By Samuel Fromartz
A supermarket is a supermarket except when it's not, the Federal Trade Commission said this week.
The commission threw down the gauntlet and opposed the combination of Whole Foods and Wild Oats, because their merger would create a monopoly in that protected enclave, the natural foods business. This would lead to higher natural and organic food prices and store quality would go down. Whole Foods already gets slammed for its prices. Now they would move higher? And the stores are going to look like crap? This is a recipe for business success?

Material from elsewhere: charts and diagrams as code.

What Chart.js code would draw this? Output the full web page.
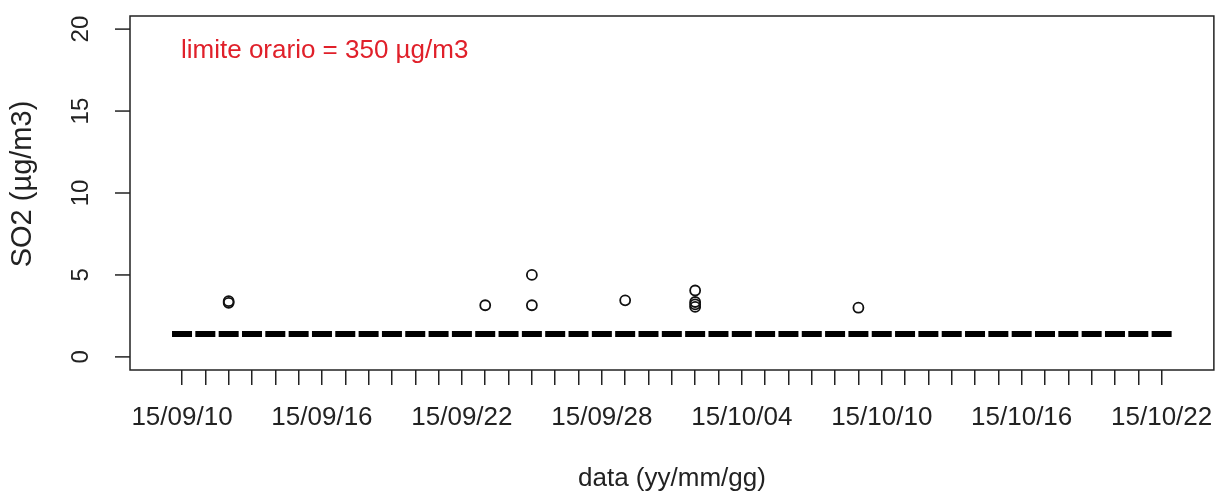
<!DOCTYPE html>
<html>
<head>
<meta charset="utf-8">
<script src="https://cdn.jsdelivr.net/npm/chart.js@4.4.1/dist/chart.umd.min.js"></script>
<style>
  body { margin: 0; background: #fff; }
  #wrap { width: 1230px; height: 497px; }
</style>
</head>
<body>
<div id="wrap"><canvas id="graph"></canvas></div>
<script>
// daily values (dash markers)
var baseDays = ['2015-09-10','2015-09-11','2015-09-12','2015-09-13','2015-09-14','2015-09-15','2015-09-16',
  '2015-09-17','2015-09-18','2015-09-19','2015-09-20','2015-09-21','2015-09-22','2015-09-23','2015-09-24',
  '2015-09-25','2015-09-26','2015-09-27','2015-09-28','2015-09-29','2015-09-30','2015-10-01','2015-10-02',
  '2015-10-03','2015-10-04','2015-10-05','2015-10-06','2015-10-07','2015-10-08','2015-10-09','2015-10-10',
  '2015-10-11','2015-10-12','2015-10-13','2015-10-14','2015-10-15','2015-10-16','2015-10-17','2015-10-18',
  '2015-10-19','2015-10-20','2015-10-21','2015-10-22'];
var baseValues = [1.4,1.4,1.4,1.4,1.4,1.4,1.4, 1.4,1.4,1.4,1.4,1.4,1.4,1.4,1.4, 1.4,1.4,1.4,1.4,1.4,1.4,1.4,1.4,
  1.4,1.4,1.4,1.4,1.4,1.4,1.4,1.4, 1.4,1.4,1.4,1.4,1.4,1.4,1.4,1.4, 1.4,1.4,1.4,1.4];

// single measurements (circles)
var peakDays = ['2015-09-12','2015-09-12','2015-09-23','2015-09-25','2015-09-25','2015-09-29',
  '2015-10-02','2015-10-02','2015-10-02','2015-10-02','2015-10-09'];
var peakValues = [3.3, 3.4, 3.15, 5.0, 3.15, 3.45, 4.05, 3.35, 3.2, 3.05, 3.0];

var xTickLabels = ['15/09/10','15/09/16','15/09/22','15/09/28','15/10/04','15/10/10','15/10/16','15/10/22'];
var yTicks = [0, 5, 10, 15, 20];

var FONT = '"Liberation Sans", Arial, sans-serif';
var INK = '#222';

function dayNum(s) {
  return (Date.parse(s + 'T00:00:00Z') - Date.parse('2015-09-10T00:00:00Z')) / 86400000;
}

var basePts = baseDays.map(function (d, i) { return { x: dayNum(d), y: baseValues[i] }; });
var peakPts = peakDays.map(function (d, i) { return { x: dayNum(d), y: peakValues[i] }; });

// R-style box, rotated y labels, titles and note
const decor = {
  id: 'decor',
  afterDraw(chart) {
    const ctx = chart.ctx, a = chart.chartArea, y = chart.scales.y;
    ctx.save();
    ctx.strokeStyle = INK;
    ctx.lineWidth = 1.5;
    ctx.strokeRect(a.left, a.top, a.right - a.left, a.bottom - a.top);

    ctx.fillStyle = INK;
    ctx.textAlign = 'center';
    ctx.textBaseline = 'middle';
    ctx.font = '24px ' + FONT;
    yTicks.forEach(function (v) {
      const py = y.getPixelForValue(v);
      ctx.beginPath();
      ctx.moveTo(a.left - 15, py);
      ctx.lineTo(a.left, py);
      ctx.stroke();
      ctx.save();
      ctx.translate(81, py);
      ctx.rotate(-Math.PI / 2);
      ctx.fillText(String(v), 0, 0);
      ctx.restore();
    });

    // y title
    ctx.font = '29px ' + FONT;
    ctx.save();
    ctx.translate(23, 184);
    ctx.rotate(-Math.PI / 2);
    ctx.fillText('SO2 (\u00b5g/m3)', 0, 0);
    ctx.restore();

    // x title
    ctx.font = '26px ' + FONT;
    ctx.fillText('data (yy/mm/gg)', (a.left + a.right) / 2, 479);

    // note
    ctx.fillStyle = '#e0202a';
    ctx.textAlign = 'left';
    ctx.textBaseline = 'alphabetic';
    ctx.fillText('limite orario = 350 \u00b5g/m3', 181, 58);
    ctx.restore();
  }
};

const config = {
  type: 'scatter',
  data: {
    datasets: [
      {
        label: 'giornaliero',
        data: basePts,
        pointStyle: 'line',
        pointRadius: 10,
        pointBorderWidth: 6,
        borderColor: '#000',
        backgroundColor: '#000',
        showLine: false
      },
      {
        label: 'orario',
        data: peakPts,
        pointStyle: 'circle',
        pointRadius: 5,
        pointBorderWidth: 1.8,
        borderColor: '#111',
        backgroundColor: 'rgba(0,0,0,0)',
        showLine: false
      }
    ]
  },
  options: {
    responsive: true,
    maintainAspectRatio: false,
    animation: false,
    devicePixelRatio: 1,
    layout: { padding: { top: 14, right: 9, left: 0, bottom: 0 } },
    plugins: {
      legend: { display: false },
      tooltip: { enabled: false }
    },
    scales: {
      x: {
        type: 'linear',
        min: -2.23,
        max: 44.24,
        border: { display: false },
        grid: {
          drawOnChartArea: false,
          drawTicks: true,
          tickLength: 15,
          color: INK,
          lineWidth: 1.5
        },
        afterBuildTicks: function (scale) {
          var t = [];
          for (var d = 0; d <= 42; d++) t.push({ value: d });
          scale.ticks = t;
        },
        ticks: {
          autoSkip: false,
          maxRotation: 0,
          minRotation: 0,
          padding: 17,
          color: INK,
          font: { family: FONT, size: 26 },
          callback: function (v) {
            return v % 6 === 0 ? xTickLabels[v / 6] : '';
          }
        },
        afterFit: function (scale) { scale.height = 127; }
      },
      y: {
        min: -0.8,
        max: 20.8,
        border: { display: false },
        grid: { display: false },
        ticks: { display: false },
        afterFit: function (scale) { scale.width = 130; }
      }
    }
  },
  plugins: [decor]
};

var myChart = new Chart(document.getElementById('graph'), config);
</script>
</body>
</html>
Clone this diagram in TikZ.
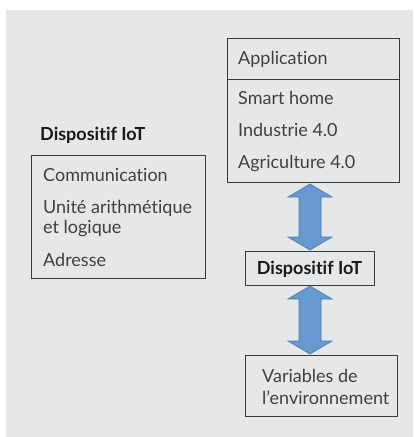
\documentclass[tikz,border=0pt]{standalone}
\usepackage{fontspec}
\setmainfont{Lato}[Ligatures=NoCommon]
\usetikzlibrary{calc}
\definecolor{bg}{HTML}{E6E7E8}
\definecolor{boxline}{HTML}{3A3A3A}
\definecolor{txt}{HTML}{404040}
\definecolor{arrowfill}{HTML}{6699D0}
\definecolor{arrowline}{HTML}{4F7FB8}
\tikzset{
  box/.style={draw=boxline, line width=0.9pt, anchor=north west, inner sep=0pt},
  item/.style={anchor=base west, inner sep=0pt, text=txt, font=\fontsize{18}{21}\selectfont},
  title/.style={anchor=base west, inner sep=0pt, text=black!90, font=\bfseries\fontsize{18}{21}\selectfont},
  dbl/.style={fill=arrowfill, draw=arrowline, line width=0.7pt, line join=miter}
}
\begin{document}
\begin{tikzpicture}[x=1pt,y=-1pt]
\useasboundingbox (0,0) rectangle (413,437);
\fill[bg] (6,10) rectangle (413,437);
% Application box
\node[box, minimum width=172pt, minimum height=144pt] (app) at (227,38) {};
\coordinate (appdivL) at (227,79);
\coordinate (appdivR) at (399,79);
\draw[boxline, line width=0.9pt] (appdivL) -- (appdivR);
\node[item] (t1) at (238,64) {Application};
\node[item] (t2) at (238,104) {Smart home};
\node[item] (t3) at (238,136) {Industrie 4.0};
\node[item] (t4) at (238,168) {Agriculture 4.0};
% Left box
\node[title] (lt) at (40,140) {Dispositif IoT};
\node[box, minimum width=174pt, minimum height=123pt] (left) at (31,155) {};
\node[item] (l1) at (43,181) {Communication};
\node[item] (l2) at (43,213) {Unité arithmétique};
\node[item] (l3) at (43,233) {et logique};
\node[item] (l4) at (43,266) {Adresse};
% Middle box
\node[box, minimum width=129pt, minimum height=34pt] (mid) at (245,251) {};
\node[title, anchor=base] (mt) at (309.5,274) {Dispositif IoT};
% Bottom box
\node[box, minimum width=152pt, minimum height=61pt] (env) at (245,355) {};
\node[item] (e1) at (262,382) {Variables de};
\node[item] (e2) at (262,404) {l{\char"0027}environnement};
% Arrows
\coordinate (a1t) at (310,184);
\coordinate (a1b) at (310,250);
\draw[dbl] (a1t) -- ++(-22,13) -- ++(11,0) -- ++(0,40) -- ++(-11,0) -- (a1b)
  -- ++(22,-13) -- ++(-11,0) -- ++(0,-40) -- ++(11,0) -- cycle;
\coordinate (a2t) at (310,286);
\coordinate (a2b) at (310,354);
\draw[dbl] (a2t) -- ++(-22,13) -- ++(11,0) -- ++(0,42) -- ++(-11,0) -- (a2b)
  -- ++(22,-13) -- ++(-11,0) -- ++(0,-42) -- ++(11,0) -- cycle;
\end{tikzpicture}
\end{document}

I find this view, at the very least, myopic and want to send the staff copies of my book. (Anybody willing to put up the chump change for this action?) Considering that every other supermarket chain has launched a surprising array of organic food products and that leading products, such as organic bagged lettuce, are sold in three out of every four grocery stores in the nation, the idea of a separate natural foods business is something of a fantasy. According to the Times:
Neil Currie, an analyst at UBS Investment Research, said in a note to investors that the F.T.C.’s actions were “somewhat at odds” with the recent blurring of lines between stores like Whole Foods and Trader Joe’s and more conventional chains like Publix and Wegmans. He said that 74 percent of natural and organic foods were now sold through mass-market channels like conventional supermarkets.
Yesterday, Natural Food Merchandiser came out with its survey which pegged the retail natural foods business at $46 billion. The share held by conventional grocery stores: 50 percent, or $23 billion. Whole Foods does not have the remaining 50 percent. In fact, its sales last year were $6 billion. Wild Oats annual sales were a little over $1 billion, which gives them a combined 15 percent of natural food sales.
Whole Foods also decided to pursue this merger with a very old nemesis once it became clear that competition was arising from new entrants, such as traditional grocery stores. Even Wal-Mart, the biggest supermarket in the nation, whose sales are bigger than the next-six biggest chains, is selling organic food. In other words, this merger was a defensive strategy by Whole Foods to protect against new competitors, not to get a lock on the market. That's impossible, now that natural and organic foods have gone mainstream.
Maybe if Whole Foods sold Coca-Cola, or other products with a lot of high-fructose corn syrup and artificial flavors and colors, the merger would go through. After all, then it would be just be another supermarket. But it doesn't, so it's not.
Advice to Whole Foods CEO John Mackey: Call Bill Gates and get the number for his lawyer. Microsoft's a true monopoly and through many legal actions they are still doing just fine.